When testing a Query, always use a LIMIT statement to ensure that you are extracting the right columns, executing the correct joins, groupings, etc. before you apply the query to the entire dataset. Extrapolating the runtime of that query from various samples of rows limited by the limit statement to the full table can sometimes give you an idea of how long the query might take on the full dataset by linear, exponential, or logarithmic interpolation.
It is better to apply a filter using WHERE before an aggregation than with HAVING unless it is absolutely necessary that the filter apply to the aggregate columns. According to the SQL order of operations, HAVING executes after WHERE and thus would filter on rows that may be extraneous and would have been filtered out earlier with WHERE.
At the Rivery Level:
If you have to flatten JSON files in a variant or related column before querying, separate out the JSON flattening that you perform in your query in another logic step, to avoid both processes happening multiple times in a single query.

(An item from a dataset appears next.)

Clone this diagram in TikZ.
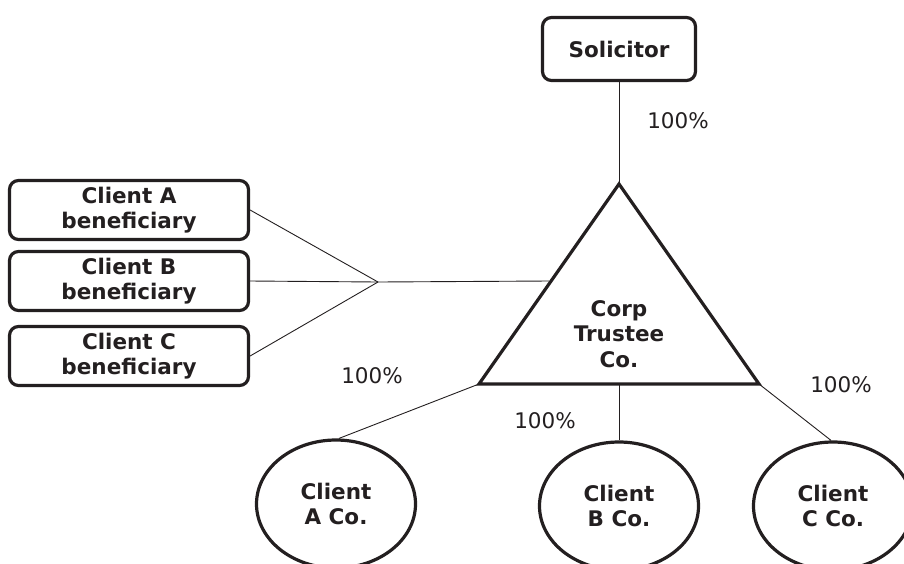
\documentclass[tikz,border=0pt]{standalone}
\usepackage{fontspec}
\setmainfont{DejaVu Sans}
\usetikzlibrary{shapes.geometric}
\definecolor{ink}{HTML}{231F20}
\begin{document}
\begin{tikzpicture}[x=1pt,y=-1pt,
  lbl/.style={font=\fontsize{21.5}{26}\selectfont, text=ink, inner sep=0pt},
  bld/.style={font=\fontsize{21.5}{25.5}\selectfont\bfseries, text=ink, align=center},
  rbox/.style={bld, draw=ink, line width=3.2pt, rounded corners=9pt, inner sep=0pt},
  oval/.style={bld, draw=ink, line width=3.2pt, ellipse, inner sep=0pt, minimum width=159pt, minimum height=128pt},
  conn/.style={draw=ink, line width=0.9pt}]
\useasboundingbox (0,0) rectangle (904,563);
\clip (0,0) rectangle (904,563);
% nodes
\node[rbox, minimum width=153pt, minimum height=63pt] (sol) at (619,49) {Solicitor};
\node[rbox, minimum width=239pt, minimum height=59pt] (ba) at (129,210) {Client A\\beneficiary};
\node[rbox, minimum width=239pt, minimum height=59pt] (bb) at (129,281) {Client B\\beneficiary};
\node[rbox, minimum width=239pt, minimum height=59pt] (bc) at (129,356) {Client C\\beneficiary};
% triangle
\coordinate (apex) at (619,184);
\coordinate (tbl) at (479,384);
\coordinate (tbr) at (759,384);
\coordinate (tbm) at (619,384);
\coordinate (tleft) at (549,281);
\draw[ink, line width=3.2pt, line join=miter] (apex) -- (tbl) -- (tbr) -- cycle;
\node[bld] (trust) at (619,334) {Corp\\Trustee\\Co.};
% ovals
\node[oval] (ea) at (336,504) {Client\\A Co.};
\node[oval] (eb) at (619,506) {Client\\B Co.};
\node[oval] (ec) at (833,506) {Client\\C Co.};
% junction
\coordinate (j) at (378,282);
% connectors
\draw[conn] (sol.south) -- (apex);
\draw[conn] (ba.east) -- (j);
\draw[conn] (bb.east) -- (j);
\draw[conn] (bc.east) -- (j);
\draw[conn] (j) -- (tleft);
\draw[conn] (tbl) -- ([xshift=3pt]ea.north);
\draw[conn] (tbm) -- (eb.north);
\draw[conn] (tbr) -- ([xshift=-2pt]ec.north);
% labels
\node[lbl] (p1) at (678,121) {100\%};
\node[lbl] (p2) at (372,376) {100\%};
\node[lbl] (p3) at (545,421) {100\%};
\node[lbl] (p4) at (841,385) {100\%};
\end{tikzpicture}
\end{document}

Ensure that your loading modes are set appropriately.
The three options available are Append Only, which performs a union of the new data coming in and the data already in the table, Overwrite, which replaces your destination table with a new one holding the new data, and Upsert-Merge, which updates rows in the destination table with new data corresponding to matching primary keys between the source data and existing data. If the primary keys do not match, the data will be unioned on.
Utilize River and Global variables. If there is information, such as an access token, date, or user_id set that is/are being used repeatedly, consider storing them as variables and then referencing those variables throughout your workflow rather than having to extract them from scratch in every step that uses them.